-- START OF EXTRACTED INFORMATION --

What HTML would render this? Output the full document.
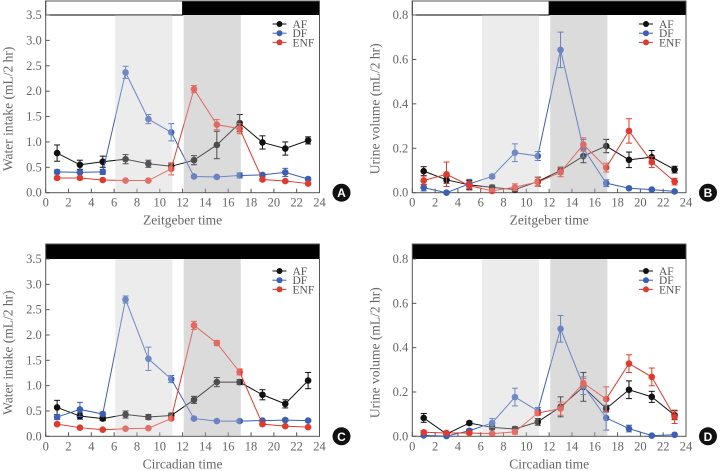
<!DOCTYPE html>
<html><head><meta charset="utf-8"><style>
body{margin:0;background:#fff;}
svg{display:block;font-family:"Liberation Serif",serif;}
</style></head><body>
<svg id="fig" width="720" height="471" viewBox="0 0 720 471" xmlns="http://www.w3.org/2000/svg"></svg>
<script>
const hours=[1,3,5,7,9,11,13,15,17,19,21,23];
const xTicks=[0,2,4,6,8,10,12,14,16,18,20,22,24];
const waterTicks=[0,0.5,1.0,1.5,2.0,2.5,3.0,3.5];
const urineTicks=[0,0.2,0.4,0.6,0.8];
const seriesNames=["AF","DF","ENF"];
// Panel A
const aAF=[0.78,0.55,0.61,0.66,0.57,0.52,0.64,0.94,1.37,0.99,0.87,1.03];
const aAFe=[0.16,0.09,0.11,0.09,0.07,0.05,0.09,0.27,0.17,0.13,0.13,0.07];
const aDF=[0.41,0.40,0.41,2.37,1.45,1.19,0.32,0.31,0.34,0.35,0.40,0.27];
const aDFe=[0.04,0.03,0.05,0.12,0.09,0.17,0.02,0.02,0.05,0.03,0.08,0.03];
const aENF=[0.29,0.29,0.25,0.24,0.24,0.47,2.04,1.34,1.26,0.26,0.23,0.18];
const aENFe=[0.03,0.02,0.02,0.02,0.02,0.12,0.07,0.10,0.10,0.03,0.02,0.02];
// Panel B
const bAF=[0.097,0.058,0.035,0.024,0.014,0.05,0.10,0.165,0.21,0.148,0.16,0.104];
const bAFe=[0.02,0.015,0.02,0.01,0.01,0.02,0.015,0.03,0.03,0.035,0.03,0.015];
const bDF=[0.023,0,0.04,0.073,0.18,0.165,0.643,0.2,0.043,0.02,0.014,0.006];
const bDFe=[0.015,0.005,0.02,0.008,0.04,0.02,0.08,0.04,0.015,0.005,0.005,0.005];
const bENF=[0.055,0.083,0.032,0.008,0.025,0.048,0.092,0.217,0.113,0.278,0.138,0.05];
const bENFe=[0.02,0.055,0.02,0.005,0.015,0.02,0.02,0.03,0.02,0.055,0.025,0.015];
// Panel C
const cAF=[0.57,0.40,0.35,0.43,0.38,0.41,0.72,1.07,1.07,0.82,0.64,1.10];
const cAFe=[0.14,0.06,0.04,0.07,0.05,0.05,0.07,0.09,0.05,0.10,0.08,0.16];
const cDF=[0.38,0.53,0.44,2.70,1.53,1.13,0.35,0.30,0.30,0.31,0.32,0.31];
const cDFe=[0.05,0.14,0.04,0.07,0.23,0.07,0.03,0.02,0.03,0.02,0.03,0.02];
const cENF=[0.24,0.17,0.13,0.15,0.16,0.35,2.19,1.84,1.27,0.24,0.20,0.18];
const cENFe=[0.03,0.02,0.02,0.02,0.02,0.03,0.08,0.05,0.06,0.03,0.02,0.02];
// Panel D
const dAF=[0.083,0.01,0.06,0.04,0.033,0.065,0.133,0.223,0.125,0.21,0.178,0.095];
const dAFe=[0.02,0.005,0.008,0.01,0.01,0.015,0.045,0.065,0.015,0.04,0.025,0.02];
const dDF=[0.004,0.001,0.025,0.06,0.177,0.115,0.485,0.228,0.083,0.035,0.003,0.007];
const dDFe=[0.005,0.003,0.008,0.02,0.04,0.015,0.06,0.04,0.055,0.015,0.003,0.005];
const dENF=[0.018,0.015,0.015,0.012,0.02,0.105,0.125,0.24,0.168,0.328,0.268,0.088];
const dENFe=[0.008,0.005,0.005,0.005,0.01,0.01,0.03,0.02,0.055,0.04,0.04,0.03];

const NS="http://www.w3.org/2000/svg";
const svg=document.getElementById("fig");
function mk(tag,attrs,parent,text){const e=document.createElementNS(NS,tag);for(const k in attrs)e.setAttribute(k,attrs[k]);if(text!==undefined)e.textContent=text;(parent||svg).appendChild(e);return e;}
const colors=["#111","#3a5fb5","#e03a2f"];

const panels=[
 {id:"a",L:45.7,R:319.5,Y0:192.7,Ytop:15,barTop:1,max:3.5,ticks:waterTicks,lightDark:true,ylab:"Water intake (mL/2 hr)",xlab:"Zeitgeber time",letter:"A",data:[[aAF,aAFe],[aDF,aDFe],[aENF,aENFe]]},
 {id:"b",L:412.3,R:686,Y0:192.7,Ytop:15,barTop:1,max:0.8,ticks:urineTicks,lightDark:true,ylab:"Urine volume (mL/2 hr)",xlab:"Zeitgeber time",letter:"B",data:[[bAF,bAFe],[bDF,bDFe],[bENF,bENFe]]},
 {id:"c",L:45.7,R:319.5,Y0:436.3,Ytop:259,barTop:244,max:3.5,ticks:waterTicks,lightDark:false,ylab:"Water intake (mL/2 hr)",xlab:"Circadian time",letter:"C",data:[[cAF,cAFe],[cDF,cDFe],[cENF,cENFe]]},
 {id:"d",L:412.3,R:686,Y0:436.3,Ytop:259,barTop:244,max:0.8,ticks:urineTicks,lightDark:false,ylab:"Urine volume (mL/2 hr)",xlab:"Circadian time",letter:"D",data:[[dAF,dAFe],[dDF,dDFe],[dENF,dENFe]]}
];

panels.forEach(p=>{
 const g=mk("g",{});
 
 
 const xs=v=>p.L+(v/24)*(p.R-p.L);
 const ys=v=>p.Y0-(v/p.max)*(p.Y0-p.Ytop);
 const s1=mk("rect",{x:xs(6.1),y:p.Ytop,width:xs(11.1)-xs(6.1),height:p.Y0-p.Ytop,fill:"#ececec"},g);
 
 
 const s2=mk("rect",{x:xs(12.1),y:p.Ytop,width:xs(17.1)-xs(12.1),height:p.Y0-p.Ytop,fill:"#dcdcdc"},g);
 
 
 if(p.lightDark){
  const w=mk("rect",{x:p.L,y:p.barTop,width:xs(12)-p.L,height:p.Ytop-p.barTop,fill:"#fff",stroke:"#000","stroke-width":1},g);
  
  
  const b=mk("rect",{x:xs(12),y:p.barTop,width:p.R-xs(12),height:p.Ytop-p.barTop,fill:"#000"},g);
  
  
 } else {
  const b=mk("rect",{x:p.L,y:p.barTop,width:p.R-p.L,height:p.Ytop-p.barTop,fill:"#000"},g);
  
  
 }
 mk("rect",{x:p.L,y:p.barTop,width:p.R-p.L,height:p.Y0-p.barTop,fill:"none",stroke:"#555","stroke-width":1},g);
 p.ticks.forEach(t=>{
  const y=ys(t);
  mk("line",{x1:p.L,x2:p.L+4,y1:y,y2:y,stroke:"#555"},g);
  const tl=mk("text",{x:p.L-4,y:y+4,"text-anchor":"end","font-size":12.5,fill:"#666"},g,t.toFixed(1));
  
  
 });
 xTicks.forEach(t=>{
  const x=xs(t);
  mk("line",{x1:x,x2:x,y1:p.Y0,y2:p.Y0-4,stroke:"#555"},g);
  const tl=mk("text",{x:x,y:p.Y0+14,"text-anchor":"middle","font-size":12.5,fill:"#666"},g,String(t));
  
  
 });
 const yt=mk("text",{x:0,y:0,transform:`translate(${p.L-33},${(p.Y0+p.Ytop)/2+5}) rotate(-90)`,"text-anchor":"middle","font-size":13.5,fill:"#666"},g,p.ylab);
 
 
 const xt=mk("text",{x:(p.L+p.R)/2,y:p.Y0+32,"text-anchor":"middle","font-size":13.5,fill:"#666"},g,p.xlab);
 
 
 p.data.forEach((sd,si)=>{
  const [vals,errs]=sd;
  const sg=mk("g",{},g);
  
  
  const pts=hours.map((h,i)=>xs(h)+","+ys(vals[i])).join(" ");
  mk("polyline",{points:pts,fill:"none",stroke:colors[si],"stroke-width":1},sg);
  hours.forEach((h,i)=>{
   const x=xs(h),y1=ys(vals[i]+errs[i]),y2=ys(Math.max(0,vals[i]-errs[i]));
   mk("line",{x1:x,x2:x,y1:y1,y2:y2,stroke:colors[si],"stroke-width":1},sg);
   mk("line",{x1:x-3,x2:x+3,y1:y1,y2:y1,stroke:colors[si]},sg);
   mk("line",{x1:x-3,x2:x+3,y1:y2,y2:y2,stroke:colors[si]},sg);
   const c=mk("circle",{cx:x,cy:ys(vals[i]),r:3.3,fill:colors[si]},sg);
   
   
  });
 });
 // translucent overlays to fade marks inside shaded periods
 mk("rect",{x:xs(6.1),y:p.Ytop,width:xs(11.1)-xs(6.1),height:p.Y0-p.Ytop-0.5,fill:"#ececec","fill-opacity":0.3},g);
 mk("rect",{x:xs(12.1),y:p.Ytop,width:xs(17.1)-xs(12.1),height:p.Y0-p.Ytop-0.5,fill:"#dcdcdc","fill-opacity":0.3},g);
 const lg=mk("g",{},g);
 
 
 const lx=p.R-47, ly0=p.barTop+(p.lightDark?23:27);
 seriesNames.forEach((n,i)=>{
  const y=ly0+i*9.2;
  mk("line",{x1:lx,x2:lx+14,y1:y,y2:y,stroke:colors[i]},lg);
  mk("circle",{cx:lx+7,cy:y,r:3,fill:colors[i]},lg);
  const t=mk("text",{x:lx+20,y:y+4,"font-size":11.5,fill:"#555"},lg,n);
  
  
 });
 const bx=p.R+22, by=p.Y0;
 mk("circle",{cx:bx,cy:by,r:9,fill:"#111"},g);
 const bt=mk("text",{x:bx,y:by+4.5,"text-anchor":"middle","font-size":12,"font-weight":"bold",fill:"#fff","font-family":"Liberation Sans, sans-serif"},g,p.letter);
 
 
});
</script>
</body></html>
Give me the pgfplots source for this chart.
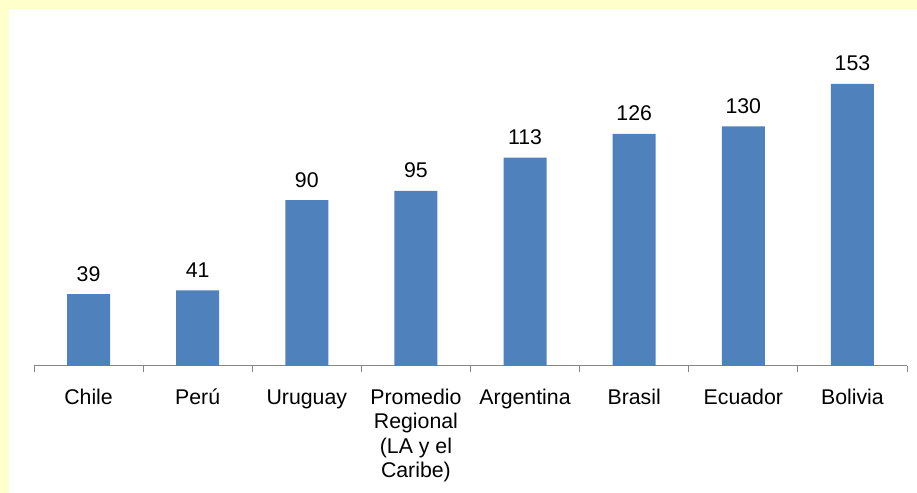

-- END OF EXTRACTED INFORMATION --

◆ YOUR TASK:
Return each line of the data that contains the string "document".

◆ WORKED ANSWER:
What HTML would render this? Output the full document.
const svg=document.getElementById("fig");
function mk(tag,attrs,parent,text){const e=document.createElementNS(NS,tag);for(const k in attrs)e.setAttribute(k,attrs[k]);if(text!==undefined)e.textContent=text;(parent||svg).appendChild(e);return e;}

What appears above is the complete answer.